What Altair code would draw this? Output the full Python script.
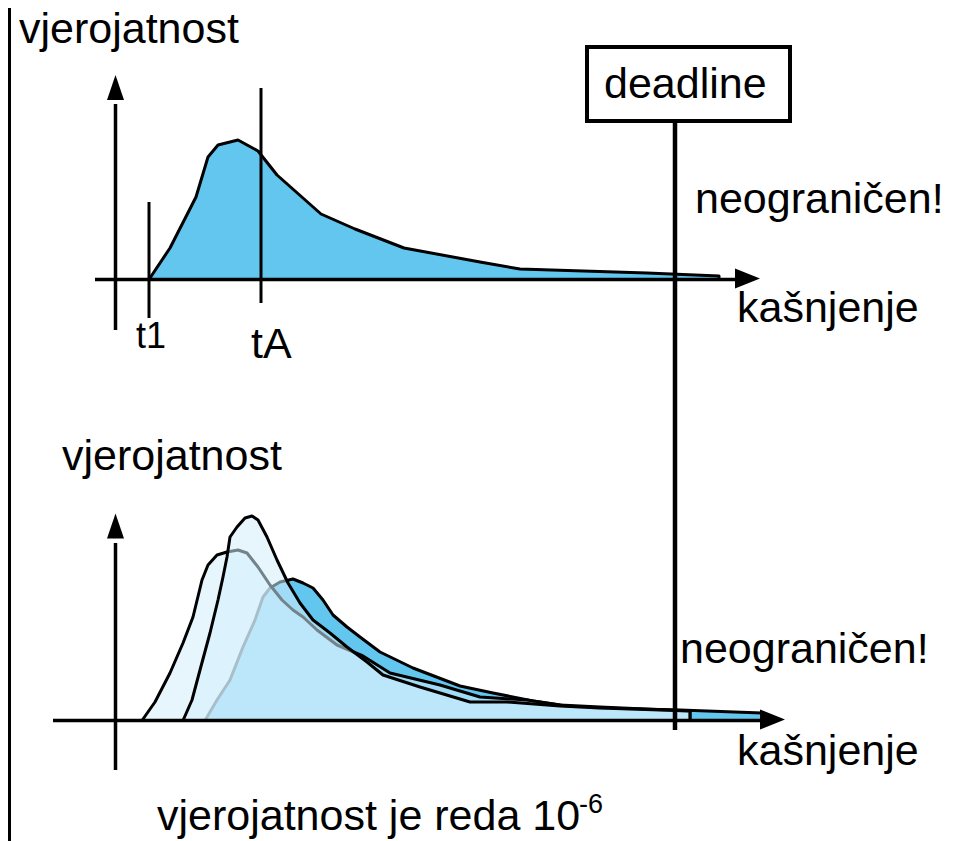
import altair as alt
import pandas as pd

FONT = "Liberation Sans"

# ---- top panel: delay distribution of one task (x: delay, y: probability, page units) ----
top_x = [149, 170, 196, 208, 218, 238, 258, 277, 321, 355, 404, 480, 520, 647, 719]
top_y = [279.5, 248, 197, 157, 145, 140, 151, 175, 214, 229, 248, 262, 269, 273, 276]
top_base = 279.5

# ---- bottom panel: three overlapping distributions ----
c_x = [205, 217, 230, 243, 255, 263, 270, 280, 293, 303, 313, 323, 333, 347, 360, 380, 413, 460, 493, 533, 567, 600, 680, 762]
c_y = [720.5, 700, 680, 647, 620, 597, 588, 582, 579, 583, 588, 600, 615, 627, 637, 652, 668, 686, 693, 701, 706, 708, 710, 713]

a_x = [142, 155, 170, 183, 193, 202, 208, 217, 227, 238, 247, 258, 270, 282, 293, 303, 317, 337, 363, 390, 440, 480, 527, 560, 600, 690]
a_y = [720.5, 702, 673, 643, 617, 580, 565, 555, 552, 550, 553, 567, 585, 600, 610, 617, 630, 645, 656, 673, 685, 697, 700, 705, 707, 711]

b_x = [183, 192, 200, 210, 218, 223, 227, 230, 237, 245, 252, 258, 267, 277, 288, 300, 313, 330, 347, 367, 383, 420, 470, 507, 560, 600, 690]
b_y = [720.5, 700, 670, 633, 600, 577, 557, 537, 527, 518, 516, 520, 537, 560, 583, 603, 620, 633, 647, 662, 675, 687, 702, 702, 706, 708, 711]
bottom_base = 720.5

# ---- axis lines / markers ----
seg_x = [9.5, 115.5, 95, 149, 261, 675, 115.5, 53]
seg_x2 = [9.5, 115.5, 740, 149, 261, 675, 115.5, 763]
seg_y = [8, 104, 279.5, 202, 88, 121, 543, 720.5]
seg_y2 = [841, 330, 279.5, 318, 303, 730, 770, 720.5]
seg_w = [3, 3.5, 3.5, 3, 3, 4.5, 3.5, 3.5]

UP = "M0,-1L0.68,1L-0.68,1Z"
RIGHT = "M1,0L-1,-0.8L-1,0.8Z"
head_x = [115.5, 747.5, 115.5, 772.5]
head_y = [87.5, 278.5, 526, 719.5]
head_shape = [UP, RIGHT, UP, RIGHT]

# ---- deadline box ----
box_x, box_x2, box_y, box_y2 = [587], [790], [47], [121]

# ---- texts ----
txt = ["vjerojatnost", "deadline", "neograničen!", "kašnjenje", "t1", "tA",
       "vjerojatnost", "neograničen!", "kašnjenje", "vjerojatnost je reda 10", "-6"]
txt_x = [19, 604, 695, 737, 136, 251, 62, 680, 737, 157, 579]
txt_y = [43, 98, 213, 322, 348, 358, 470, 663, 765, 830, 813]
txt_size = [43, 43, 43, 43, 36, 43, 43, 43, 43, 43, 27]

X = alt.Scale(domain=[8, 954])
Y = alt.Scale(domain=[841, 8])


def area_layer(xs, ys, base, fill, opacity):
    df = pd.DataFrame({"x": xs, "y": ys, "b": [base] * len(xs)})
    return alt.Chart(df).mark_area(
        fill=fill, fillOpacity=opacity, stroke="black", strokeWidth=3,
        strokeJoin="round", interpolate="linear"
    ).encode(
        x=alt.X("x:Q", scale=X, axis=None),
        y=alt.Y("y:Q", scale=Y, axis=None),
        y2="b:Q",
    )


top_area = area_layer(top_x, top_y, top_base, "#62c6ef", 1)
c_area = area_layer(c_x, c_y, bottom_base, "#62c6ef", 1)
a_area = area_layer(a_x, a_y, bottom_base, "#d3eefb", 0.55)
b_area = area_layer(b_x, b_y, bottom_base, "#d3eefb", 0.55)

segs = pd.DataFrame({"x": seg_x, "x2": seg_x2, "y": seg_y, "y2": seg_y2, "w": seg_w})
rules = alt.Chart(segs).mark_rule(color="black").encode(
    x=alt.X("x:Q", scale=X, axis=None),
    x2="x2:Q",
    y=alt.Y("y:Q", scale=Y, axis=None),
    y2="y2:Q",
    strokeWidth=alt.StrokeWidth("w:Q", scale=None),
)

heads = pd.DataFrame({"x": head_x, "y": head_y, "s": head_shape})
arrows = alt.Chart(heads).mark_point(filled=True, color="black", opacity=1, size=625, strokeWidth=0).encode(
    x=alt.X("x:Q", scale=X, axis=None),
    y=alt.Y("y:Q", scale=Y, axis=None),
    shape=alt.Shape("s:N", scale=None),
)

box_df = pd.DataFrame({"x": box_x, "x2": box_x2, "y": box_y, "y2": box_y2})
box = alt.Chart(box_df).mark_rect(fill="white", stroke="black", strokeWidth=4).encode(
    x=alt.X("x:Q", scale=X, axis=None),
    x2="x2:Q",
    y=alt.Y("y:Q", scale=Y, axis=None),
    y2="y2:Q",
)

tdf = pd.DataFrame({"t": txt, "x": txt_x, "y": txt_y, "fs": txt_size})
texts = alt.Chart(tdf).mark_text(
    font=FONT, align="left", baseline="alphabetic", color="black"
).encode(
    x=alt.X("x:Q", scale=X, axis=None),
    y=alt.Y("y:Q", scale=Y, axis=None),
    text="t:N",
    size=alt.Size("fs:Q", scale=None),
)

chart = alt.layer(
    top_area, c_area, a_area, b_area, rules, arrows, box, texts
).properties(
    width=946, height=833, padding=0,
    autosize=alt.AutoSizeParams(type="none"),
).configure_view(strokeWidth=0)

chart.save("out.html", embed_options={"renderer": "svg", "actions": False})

────────

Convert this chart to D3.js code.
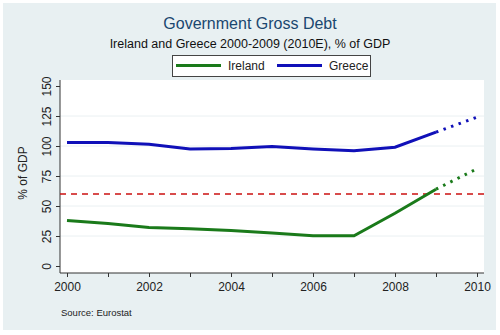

────────

The request —
In the listing above, find the line containing "What Altair code" and the line containing "708, 710, 713]". Print those two lines and every line between them exactly, with no pictures.

Written solution —
What Altair code would draw this? Output the full Python script.
import altair as alt
import pandas as pd

FONT = "Liberation Sans"

# ---- top panel: delay distribution of one task (x: delay, y: probability, page units) ----
top_x = [149, 170, 196, 208, 218, 238, 258, 277, 321, 355, 404, 480, 520, 647, 719]
top_y = [279.5, 248, 197, 157, 145, 140, 151, 175, 214, 229, 248, 262, 269, 273, 276]
top_base = 279.5

# ---- bottom panel: three overlapping distributions ----
c_x = [205, 217, 230, 243, 255, 263, 270, 280, 293, 303, 313, 323, 333, 347, 360, 380, 413, 460, 493, 533, 567, 600, 680, 762]
c_y = [720.5, 700, 680, 647, 620, 597, 588, 582, 579, 583, 588, 600, 615, 627, 637, 652, 668, 686, 693, 701, 706, 708, 710, 713]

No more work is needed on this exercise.